Bu her ne kadar bir hikâye olsa da kendi dinini hakkıyla bilmeyen ve sadece kulaktan duyma ya da yüzeysel olarak bilen kişilerin durumunu anlatıyor. Hele kendisini İslam davetçisi olarak gören her Müslüman, dinini derinlemesine bilmek zorundadır. Yoksa kendi dinini hakkıyla bilmeyen kişi topluma rehberlik etmesi düşünülemez.
Bu madalyonun bir yüzüdür. Madalyonun diğer yüzü ise; kendi dinini derinlemesine öğrendikten sonra diğer dinleri de bilmesidir. Zira farklı dinlerin öğretilerini bilmeyen kişi, kendi dininin kâmil derecesini de anlayamaz. Bu konuda Max Müller’in meşhur bir sözü olan “Bir tek dini bilen, hiçbir şey bilmez” der. Yani diğer dinlerin kaynaklarını araştırmadan, sadece kendi kaynaklarına bakıp yol yürümek, sağlıklı bir portreyi resmetmez.
Bu konuda yüce kitabımız Kur’an-ı Kerim, baştan sona kadar Yahudiliği, Hristiyanlığı, şirk dinini ve diğer bazı dinlerin temel yaklaşımlarını bildirme üzerine hareket eder. Yani hakkı tanımak için batılıda tanımalısınız, yolunu göstermektedir. Kamil olanı bulmak için eksik olanı da bilmelisiniz, yolunu sunmuştur. Bir Müslüman, İslam’ın inanç, ibadet ve muamelat esaslarını diğer dinlerle mukayese etmediği müddetçe İslam’a olan övgüyü ve şükrü hakkıyla yerine getiremez.

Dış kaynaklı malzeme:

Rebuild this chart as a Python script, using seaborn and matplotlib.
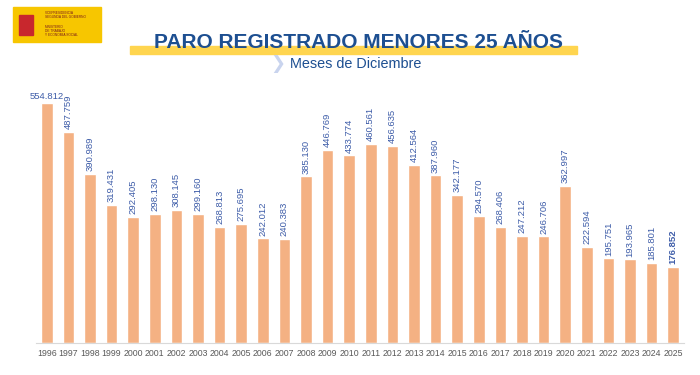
import matplotlib as mpl
mpl.use('Agg')
import matplotlib.pyplot as plt
import matplotlib.patches as patches
import seaborn as sns
import pandas as pd

years = [str(y) for y in range(1996, 2026)]
paro = [554812, 487759, 390989, 319431, 292405, 298130, 308145, 299160,
        268813, 275695, 242012, 240383, 385130, 446769, 433774, 460561,
        456635, 412564, 387960, 342177, 294570, 268406, 247212, 246706,
        362997, 222594, 195751, 193965, 185801, 176852]

title = 'PARO REGISTRADO MENORES 25 AÑOS'
subtitle = 'Meses de Diciembre'

sns.set_style('white')
plt.rcParams['font.family'] = ['Liberation Sans', 'DejaVu Sans']

df = pd.DataFrame({'year': years, 'paro': paro})

fig = plt.figure(figsize=(7, 3.75), dpi=100)
ax = fig.add_axes([0.0514, 0.0853, 0.9257, 0.6747])
sns.barplot(data=df, x='year', y='paro', color='#F4B183', saturation=1,
            width=0.54, ax=ax)

ax.set_ylim(0, 585000)
ax.set_xlim(-0.5, len(years) - 0.5)
ax.set_xlabel('')
ax.set_ylabel('')
ax.set_yticks([])
ax.tick_params(axis='x', labelsize=6.3, labelcolor='#595959', length=0, pad=4)
for s in ['top', 'right', 'left']:
    ax.spines[s].set_visible(False)
ax.spines['bottom'].set_color('#d9d9d9')
ax.spines['bottom'].set_linewidth(0.8)

def fmt(v):
    return f'{v:,}'.replace(',', '.')

for i, v in enumerate(paro):
    if i == 0:
        ax.text(i, v + 4000, fmt(v), ha='center', va='bottom',
                fontsize=6.8, color='#3d5ca8')
    else:
        ax.text(i, v + 6000, fmt(v), ha='center', va='bottom', rotation=90,
                fontsize=6.8, color='#3d5ca8',
                fontweight='bold' if i == len(paro) - 1 else 'normal')

# title band
fig.patches.append(patches.Rectangle((130 / 700, 1 - 54 / 375), 447 / 700, 8 / 375,
                                     transform=fig.transFigure,
                                     color='#FFD54F', zorder=0))
fig.text(358 / 700, 1 - 43 / 375, title, ha='center', va='center',
         fontsize=15, fontweight='bold', color='#1d4f91', zorder=2)
fig.text(270 / 700, 1 - 64 / 375, '\u276F', ha='left', va='center',
         fontsize=13, fontweight='bold', color='#c9d4ee', family=['DejaVu Sans'])
fig.text(290 / 700, 1 - 64 / 375, subtitle, ha='left', va='center',
         fontsize=10.4, color='#1d4f91')

# ministry logo
fig.patches.append(patches.Rectangle((13 / 700, 1 - 42 / 375), 88 / 700, 35 / 375,
                                     transform=fig.transFigure,
                                     color='#F7C600', zorder=0))
fig.patches.append(patches.Rectangle((19 / 700, 1 - 35 / 375), 14 / 700, 20 / 375,
                                     transform=fig.transFigure,
                                     color='#c8272d', zorder=1))
fig.text(45 / 700, 1 - 15 / 375, 'VICEPRESIDENCIA\nSEGUNDA DEL GOBIERNO',
         fontsize=2.3, color='#7a1c1c', va='center', linespacing=1.1)
fig.text(45 / 700, 1 - 31 / 375, 'MINISTERIO\nDE TRABAJO\nY ECONOMÍA SOCIAL',
         fontsize=2.3, color='#7a1c1c', va='center', linespacing=1.1)

fig.savefig('out.png', dpi=100)
plt.close(fig)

Yine bu konuda Hz Ömer, “İslam’ın içinde büyüyüp de cahiliye dönemi bilmeyen bir kimse İslam’ı merhale merhale bozabilir” der. (Dinler Tarihi s. 16) Bu bağlamda diyebiliriz ki, diğer dinleri de bilmek, başka evlere bakarak kendi evine değer biçmek, başka komşu sokaklara bakarak kendi sokağını bulmak gibidir. Ya da, başka yemekleri yiyerek kendi yemeğinin lezzetini anlamak, başka ustaların yaptığı sanatlara bakarak kendi elindeki binanın sanatsal kıymetini takdir etmek gibidir.
Sonuç olarak; her Müslüman, özelde davetçi kişi için, kendi dinini derinlemesine bilmek ne kadar önemliyse bu önemin güçlenmesi adına farklı dinleri de bilmeli ve bu konuda karşılaştırma tezinden geçirmelidir. Yoksa gözünü etraftaki her şeye kapatıp “en güzel din benim dinimdir” demek bir Müslüman için yeterli değildir. Kendi dinine olan derinlemesine vukufiyeti gibi diğer dinlere de ciddi bir vukufiyeti olmalı ki “kâmil olan” kendi dininin kıymetini bilsin.